-- START Given information --

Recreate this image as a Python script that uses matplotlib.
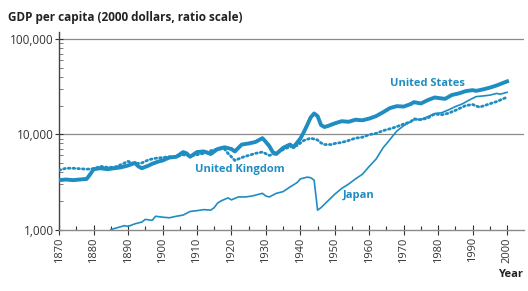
import matplotlib.pyplot as plt
from matplotlib.ticker import FixedLocator, NullFormatter, LogLocator

# GDP per capita, 2000 dollars
us_years = [1870, 1872, 1874, 1876, 1878, 1879, 1880, 1882, 1884, 1886, 1888, 1890,
            1892, 1893, 1894, 1896, 1897, 1899, 1900, 1902, 1904, 1906, 1907, 1908,
            1910, 1912, 1914, 1916, 1918, 1920, 1921, 1923, 1925, 1927, 1929, 1930,
            1931, 1932, 1933, 1935, 1937, 1938, 1940, 1941, 1942, 1943, 1944, 1945,
            1946, 1947, 1948, 1950, 1952, 1954, 1956, 1958, 1960, 1962, 1964, 1966,
            1968, 1970, 1972, 1973, 1975, 1977, 1979, 1980, 1982, 1984, 1986, 1988,
            1990, 1991, 1993, 1995, 1997, 1999, 2000]
us_gdp = [3300, 3350, 3300, 3350, 3400, 3800, 4300, 4400, 4300, 4400, 4500, 4700,
          5000, 4600, 4400, 4700, 4900, 5200, 5300, 5700, 5800, 6500, 6300, 5800,
          6500, 6600, 6200, 7000, 7300, 7000, 6600, 7800, 8000, 8300, 9100, 8300,
          7500, 6500, 6200, 7200, 7800, 7300, 9000, 10500, 12500, 15000, 16500, 15500,
          12500, 11900, 12200, 13000, 13700, 13500, 14200, 14000, 14600, 15500, 17000, 18800,
          19700, 19500, 20700, 21700, 21000, 22800, 24300, 24000, 23500, 25800, 26800, 28300,
          29000, 28500, 29500, 30800, 32500, 34700, 35800]

uk_years = [1870, 1872, 1874, 1876, 1878, 1880, 1882, 1884, 1886, 1888, 1890, 1892,
            1894, 1896, 1898, 1900, 1902, 1904, 1906, 1908, 1910, 1912, 1913, 1915,
            1917, 1918, 1919, 1920, 1921, 1923, 1925, 1927, 1929, 1931, 1933, 1935,
            1937, 1939, 1941, 1943, 1945, 1946, 1947, 1949, 1950, 1952, 1954, 1956,
            1958, 1960, 1962, 1964, 1966, 1968, 1970, 1972, 1973, 1975, 1977, 1979,
            1981, 1983, 1985, 1988, 1990, 1992, 1994, 1997, 2000]
uk_gdp = [4200, 4400, 4400, 4350, 4300, 4350, 4600, 4500, 4500, 4800, 5200, 4900,
          5000, 5400, 5600, 5700, 5800, 5800, 6100, 5900, 6100, 6300, 6500, 6900,
          7000, 7000, 6300, 5800, 5300, 5700, 6000, 6300, 6500, 6000, 6300, 6900,
          7400, 7600, 8600, 9100, 8700, 8100, 7800, 7800, 8000, 8200, 8600, 9100,
          9300, 9900, 10200, 10900, 11400, 12000, 12800, 13500, 14500, 14200, 14800, 16300,
          16000, 16600, 17800, 20000, 20500, 19200, 20300, 22000, 24500]

jp_years = [1885, 1887, 1889, 1890, 1892, 1894, 1895, 1897, 1898, 1900, 1902, 1904,
            1906, 1908, 1910, 1912, 1914, 1915, 1916, 1917, 1919, 1920, 1922, 1924,
            1926, 1928, 1929, 1930, 1931, 1933, 1935, 1937, 1939, 1940, 1942, 1943,
            1944, 1945, 1946, 1948, 1950, 1952, 1954, 1956, 1958, 1960, 1962, 1964,
            1966, 1968, 1970, 1972, 1973, 1975, 1977, 1979, 1981, 1983, 1985, 1987,
            1989, 1991, 1993, 1995, 1997, 1998, 2000]
jp_gdp = [1000, 1050, 1100, 1080, 1150, 1200, 1280, 1250, 1380, 1350, 1330, 1380,
          1420, 1550, 1580, 1620, 1600, 1700, 1900, 2000, 2150, 2050, 2200, 2200,
          2250, 2350, 2400, 2250, 2200, 2400, 2500, 2800, 3100, 3400, 3550, 3500,
          3300, 1600, 1700, 2000, 2350, 2700, 3000, 3400, 3800, 4600, 5500, 7200,
          8800, 10800, 12300, 13500, 14200, 14300, 15300, 16500, 16800, 18000, 19500, 20800,
          22800, 24800, 25200, 25700, 26800, 26300, 27500]

blue = "#1f8dc1"
grid_gray = "#8a8a8a"
text_gray = "#333333"

plt.rcParams["font.family"] = ["Open Sans", "DejaVu Sans"]

fig = plt.figure(figsize=(5.28, 2.91), dpi=100)
ax = fig.add_axes([0.112, 0.211, 0.881, 0.679])

ax.plot(us_years, us_gdp, color=blue, lw=2.8, solid_joinstyle="round", zorder=4)
ax.plot(uk_years, uk_gdp, color=blue, lw=2.0, ls=(0, (0.6, 1.1)),
        dash_capstyle="round", zorder=3)
ax.plot(jp_years, jp_gdp, color=blue, lw=1.2, zorder=3)

ax.set_yscale("log")
ax.set_ylim(1000, 118000)
ax.set_xlim(1870, 2005)

for v in [10000, 100000]:
    ax.axhline(v, color=grid_gray, lw=0.9, zorder=1)

ax.set_yticks([1000, 10000, 100000])
ax.set_yticklabels(["1,000", "10,000", "100,000"])
ax.yaxis.set_minor_locator(LogLocator(base=10, subs=range(2, 10)))
ax.yaxis.set_minor_formatter(NullFormatter())
ax.tick_params(axis="y", which="major", direction="inout", length=6, width=0.8,
               colors=text_gray, labelsize=8.5, pad=1)
ax.tick_params(axis="y", which="minor", direction="in", length=3, width=0.6,
               colors="#666666")

ax.set_xticks(list(range(1870, 2001, 10)))
ax.xaxis.set_minor_locator(FixedLocator(list(range(1875, 2000, 10))))
ax.tick_params(axis="x", which="major", direction="inout", length=7, width=0.8,
               colors=text_gray, labelsize=8, labelrotation=90, pad=2)
ax.tick_params(axis="x", which="minor", direction="in", length=3, width=0.8,
               colors=text_gray)

for side in ["top", "right"]:
    ax.spines[side].set_visible(False)
ax.spines["left"].set_color("#444444")
ax.spines["bottom"].set_color(grid_gray)
ax.spines["left"].set_linewidth(1.0)
ax.spines["bottom"].set_linewidth(1.0)

# series labels
ax.text(1977, 34000, "United States", color=blue, fontsize=8, fontweight="bold",
        ha="center", va="center")
ax.text(1922.5, 4230, "United Kingdom", color=blue, fontsize=8, fontweight="bold",
        ha="center", va="center")
ax.text(1957, 2300, "Japan", color=blue, fontsize=8, fontweight="bold",
        ha="center", va="center")

fig.text(0.015, 0.94, "GDP per capita (2000 dollars, ratio scale)", fontsize=8.5,
         fontweight="bold", color="#222222", ha="left", va="center")
fig.text(0.99, 0.055, "Year", fontsize=8, fontweight="bold", color="#222222",
         ha="right", va="center")

fig.savefig("out.png", dpi=100)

-- END Given information --

Problem to work on:
Pictures stay out. Print the data exactly, from its first line through the line containing "from matplotlib.ticker import".

Solution for this problem:
Recreate this image as a Python script that uses matplotlib.
import matplotlib.pyplot as plt
from matplotlib.ticker import FixedLocator, NullFormatter, LogLocator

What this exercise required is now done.